WHAT YOU SHOULD DO
Your job is to retype all of the data word for word, leaving every image out.

DATA ROWS

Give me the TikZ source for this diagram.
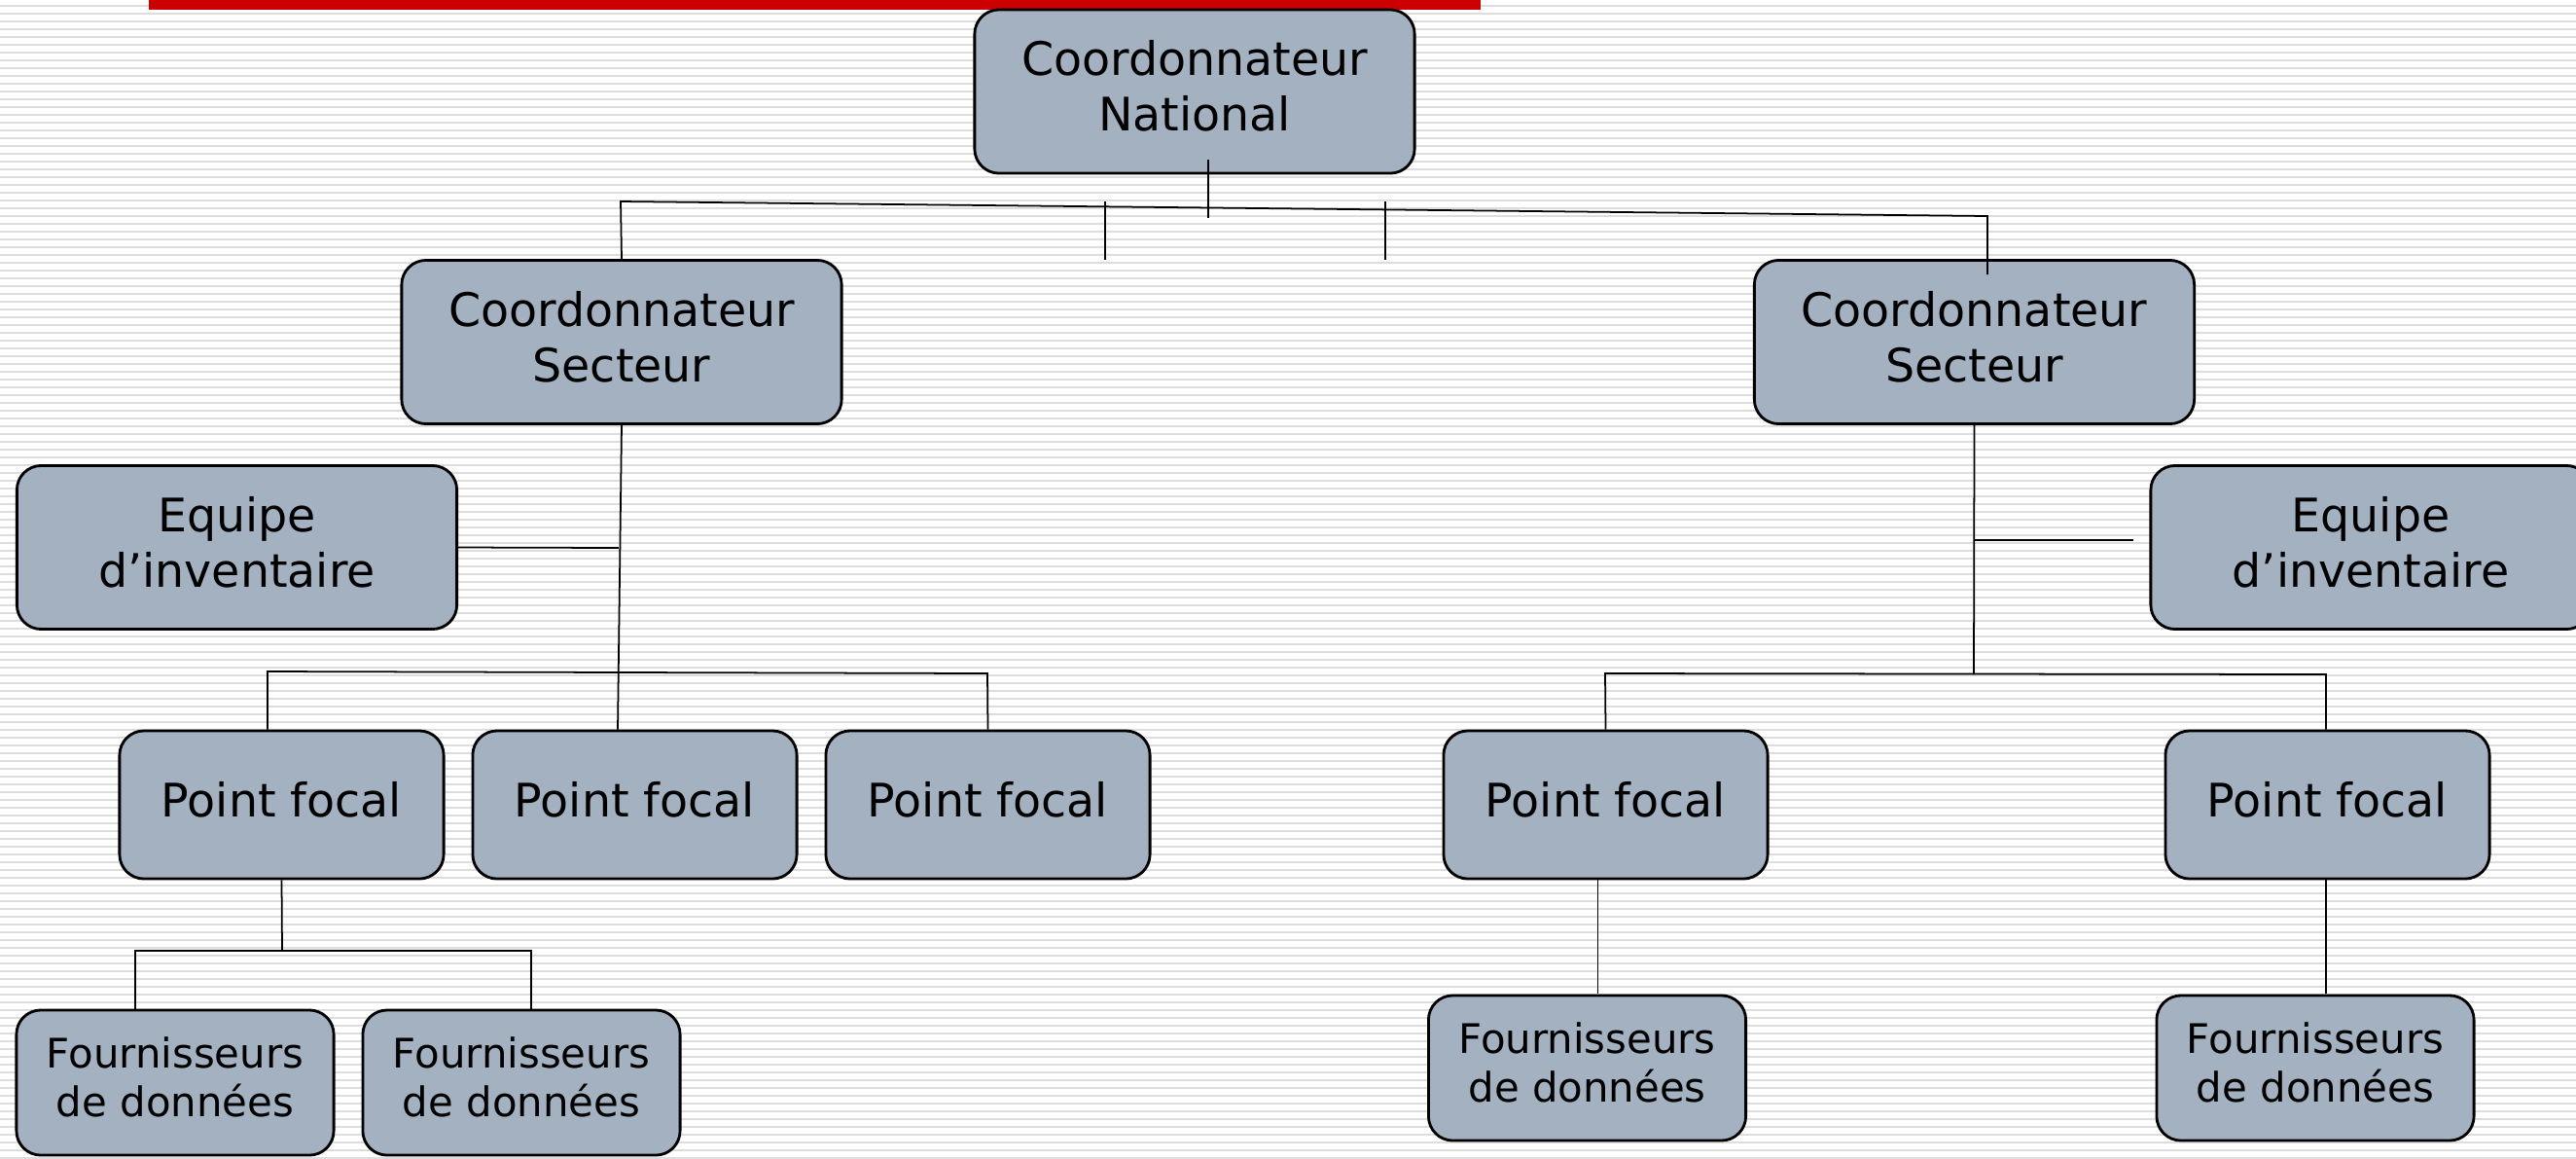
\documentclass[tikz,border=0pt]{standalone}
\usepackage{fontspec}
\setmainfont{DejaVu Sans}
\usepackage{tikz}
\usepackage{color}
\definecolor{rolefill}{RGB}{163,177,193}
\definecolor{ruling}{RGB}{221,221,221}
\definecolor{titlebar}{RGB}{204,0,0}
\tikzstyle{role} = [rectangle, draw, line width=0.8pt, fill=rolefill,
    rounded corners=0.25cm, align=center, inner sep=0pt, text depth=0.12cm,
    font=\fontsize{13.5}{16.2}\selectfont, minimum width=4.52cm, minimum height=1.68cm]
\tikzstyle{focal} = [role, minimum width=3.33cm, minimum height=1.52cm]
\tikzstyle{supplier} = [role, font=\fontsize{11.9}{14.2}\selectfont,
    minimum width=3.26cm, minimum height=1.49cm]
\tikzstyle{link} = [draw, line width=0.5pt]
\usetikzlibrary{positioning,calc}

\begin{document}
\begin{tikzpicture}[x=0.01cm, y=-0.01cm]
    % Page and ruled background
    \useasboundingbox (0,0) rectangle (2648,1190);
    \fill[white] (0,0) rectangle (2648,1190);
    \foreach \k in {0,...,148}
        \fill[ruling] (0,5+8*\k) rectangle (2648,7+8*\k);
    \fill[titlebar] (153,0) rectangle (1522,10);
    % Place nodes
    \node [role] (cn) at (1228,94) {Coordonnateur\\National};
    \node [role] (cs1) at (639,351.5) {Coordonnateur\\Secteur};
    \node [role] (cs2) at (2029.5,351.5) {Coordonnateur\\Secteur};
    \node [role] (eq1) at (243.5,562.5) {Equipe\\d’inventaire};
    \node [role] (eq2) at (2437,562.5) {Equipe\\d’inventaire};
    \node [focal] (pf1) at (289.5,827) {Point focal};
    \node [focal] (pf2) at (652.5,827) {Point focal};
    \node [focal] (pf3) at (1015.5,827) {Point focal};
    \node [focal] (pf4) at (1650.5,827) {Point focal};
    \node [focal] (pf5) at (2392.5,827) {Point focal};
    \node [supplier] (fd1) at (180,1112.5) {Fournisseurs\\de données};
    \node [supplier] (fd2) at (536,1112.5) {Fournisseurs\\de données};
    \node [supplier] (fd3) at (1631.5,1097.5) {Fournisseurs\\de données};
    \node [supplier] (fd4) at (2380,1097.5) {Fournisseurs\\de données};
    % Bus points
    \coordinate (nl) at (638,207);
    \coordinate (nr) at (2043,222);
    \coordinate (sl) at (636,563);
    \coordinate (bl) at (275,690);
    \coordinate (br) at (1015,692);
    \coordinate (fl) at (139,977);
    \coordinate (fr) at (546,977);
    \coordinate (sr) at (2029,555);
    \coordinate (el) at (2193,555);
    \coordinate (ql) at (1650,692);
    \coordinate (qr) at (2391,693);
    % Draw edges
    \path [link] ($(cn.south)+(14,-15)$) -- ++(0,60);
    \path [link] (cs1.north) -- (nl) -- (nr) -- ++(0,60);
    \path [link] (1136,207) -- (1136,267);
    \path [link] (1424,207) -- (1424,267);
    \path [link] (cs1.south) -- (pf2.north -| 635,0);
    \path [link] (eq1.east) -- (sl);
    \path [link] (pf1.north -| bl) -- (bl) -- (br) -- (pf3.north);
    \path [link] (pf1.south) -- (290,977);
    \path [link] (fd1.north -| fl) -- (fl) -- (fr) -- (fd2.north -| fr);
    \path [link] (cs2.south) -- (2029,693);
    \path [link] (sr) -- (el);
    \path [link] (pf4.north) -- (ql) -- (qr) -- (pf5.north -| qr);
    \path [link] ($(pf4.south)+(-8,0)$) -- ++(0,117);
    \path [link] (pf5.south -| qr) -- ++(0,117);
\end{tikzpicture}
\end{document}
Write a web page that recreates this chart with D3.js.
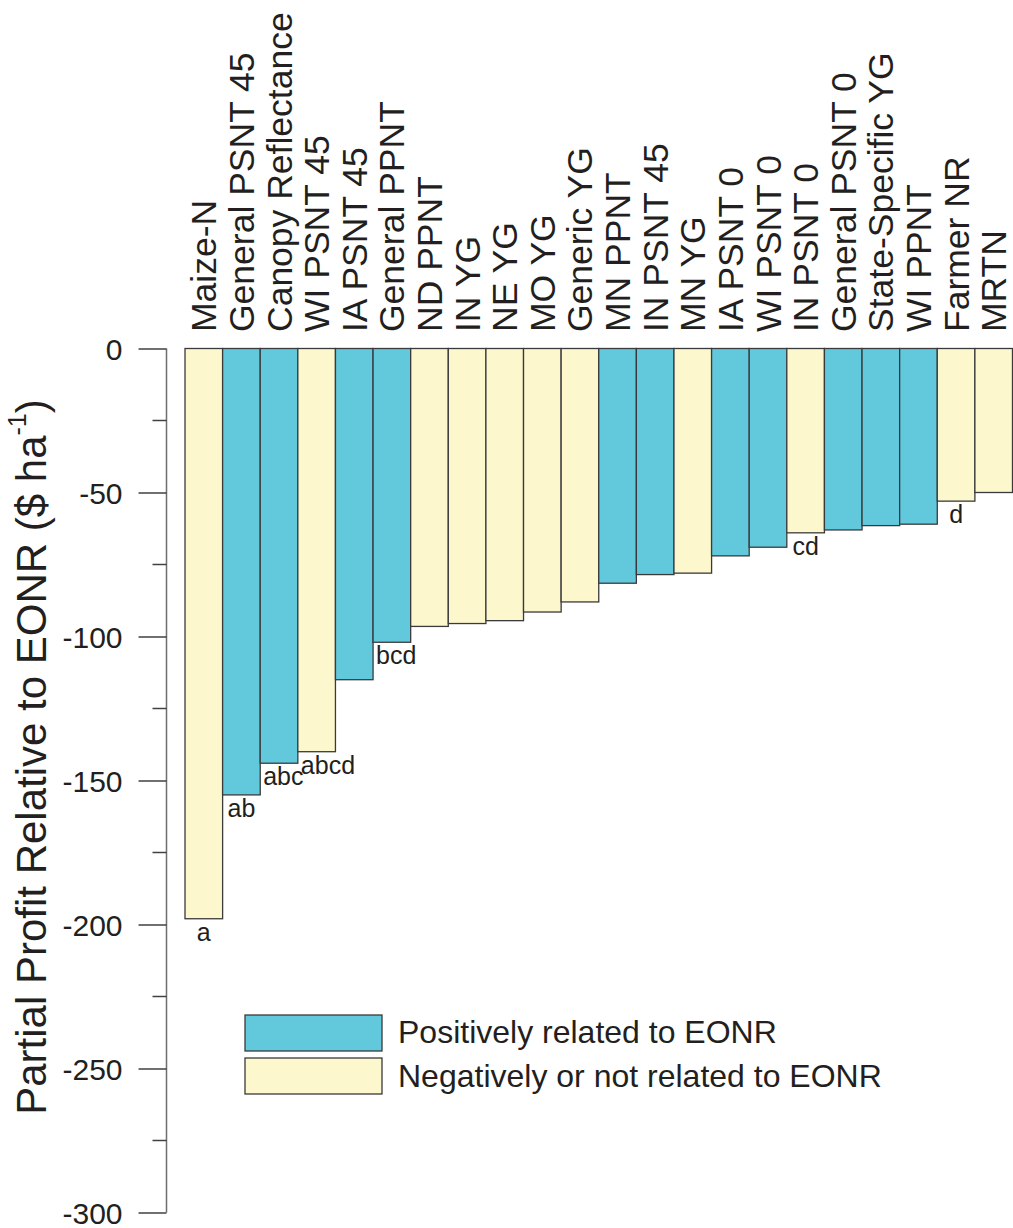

FINISHED ANSWER
Give me the TikZ source for this diagram.
\documentclass[tikz,border=0pt]{standalone}
\usepackage{fontspec}
\setmainfont{DejaVu Sans}
\usepackage{tikz}
\usepackage{color}
\definecolor{rolefill}{RGB}{163,177,193}
\definecolor{ruling}{RGB}{221,221,221}
\definecolor{titlebar}{RGB}{204,0,0}
\tikzstyle{role} = [rectangle, draw, line width=0.8pt, fill=rolefill,
    rounded corners=0.25cm, align=center, inner sep=0pt, text depth=0.12cm,
    font=\fontsize{13.5}{16.2}\selectfont, minimum width=4.52cm, minimum height=1.68cm]
\tikzstyle{focal} = [role, minimum width=3.33cm, minimum height=1.52cm]
\tikzstyle{supplier} = [role, font=\fontsize{11.9}{14.2}\selectfont,
    minimum width=3.26cm, minimum height=1.49cm]
\tikzstyle{link} = [draw, line width=0.5pt]
\usetikzlibrary{positioning,calc}

\begin{document}
\begin{tikzpicture}[x=0.01cm, y=-0.01cm]
    % Page and ruled background
    \useasboundingbox (0,0) rectangle (2648,1190);
    \fill[white] (0,0) rectangle (2648,1190);
    \foreach \k in {0,...,148}
        \fill[ruling] (0,5+8*\k) rectangle (2648,7+8*\k);
    \fill[titlebar] (153,0) rectangle (1522,10);
    % Place nodes
    \node [role] (cn) at (1228,94) {Coordonnateur\\National};
    \node [role] (cs1) at (639,351.5) {Coordonnateur\\Secteur};
    \node [role] (cs2) at (2029.5,351.5) {Coordonnateur\\Secteur};
    \node [role] (eq1) at (243.5,562.5) {Equipe\\d’inventaire};
    \node [role] (eq2) at (2437,562.5) {Equipe\\d’inventaire};
    \node [focal] (pf1) at (289.5,827) {Point focal};
    \node [focal] (pf2) at (652.5,827) {Point focal};
    \node [focal] (pf3) at (1015.5,827) {Point focal};
    \node [focal] (pf4) at (1650.5,827) {Point focal};
    \node [focal] (pf5) at (2392.5,827) {Point focal};
    \node [supplier] (fd1) at (180,1112.5) {Fournisseurs\\de données};
    \node [supplier] (fd2) at (536,1112.5) {Fournisseurs\\de données};
    \node [supplier] (fd3) at (1631.5,1097.5) {Fournisseurs\\de données};
    \node [supplier] (fd4) at (2380,1097.5) {Fournisseurs\\de données};
    % Bus points
    \coordinate (nl) at (638,207);
    \coordinate (nr) at (2043,222);
    \coordinate (sl) at (636,563);
    \coordinate (bl) at (275,690);
    \coordinate (br) at (1015,692);
    \coordinate (fl) at (139,977);
    \coordinate (fr) at (546,977);
    \coordinate (sr) at (2029,555);
    \coordinate (el) at (2193,555);
    \coordinate (ql) at (1650,692);
    \coordinate (qr) at (2391,693);
    % Draw edges
    \path [link] ($(cn.south)+(14,-15)$) -- ++(0,60);
    \path [link] (cs1.north) -- (nl) -- (nr) -- ++(0,60);
    \path [link] (1136,207) -- (1136,267);
    \path [link] (1424,207) -- (1424,267);
    \path [link] (cs1.south) -- (pf2.north -| 635,0);
    \path [link] (eq1.east) -- (sl);
    \path [link] (pf1.north -| bl) -- (bl) -- (br) -- (pf3.north);
    \path [link] (pf1.south) -- (290,977);
    \path [link] (fd1.north -| fl) -- (fl) -- (fr) -- (fd2.north -| fr);
    \path [link] (cs2.south) -- (2029,693);
    \path [link] (sr) -- (el);
    \path [link] (pf4.north) -- (ql) -- (qr) -- (pf5.north -| qr);
    \path [link] ($(pf4.south)+(-8,0)$) -- ++(0,117);
    \path [link] (pf5.south -| qr) -- ++(0,117);
\end{tikzpicture}
\end{document}
Write a web page that recreates this chart with D3.js.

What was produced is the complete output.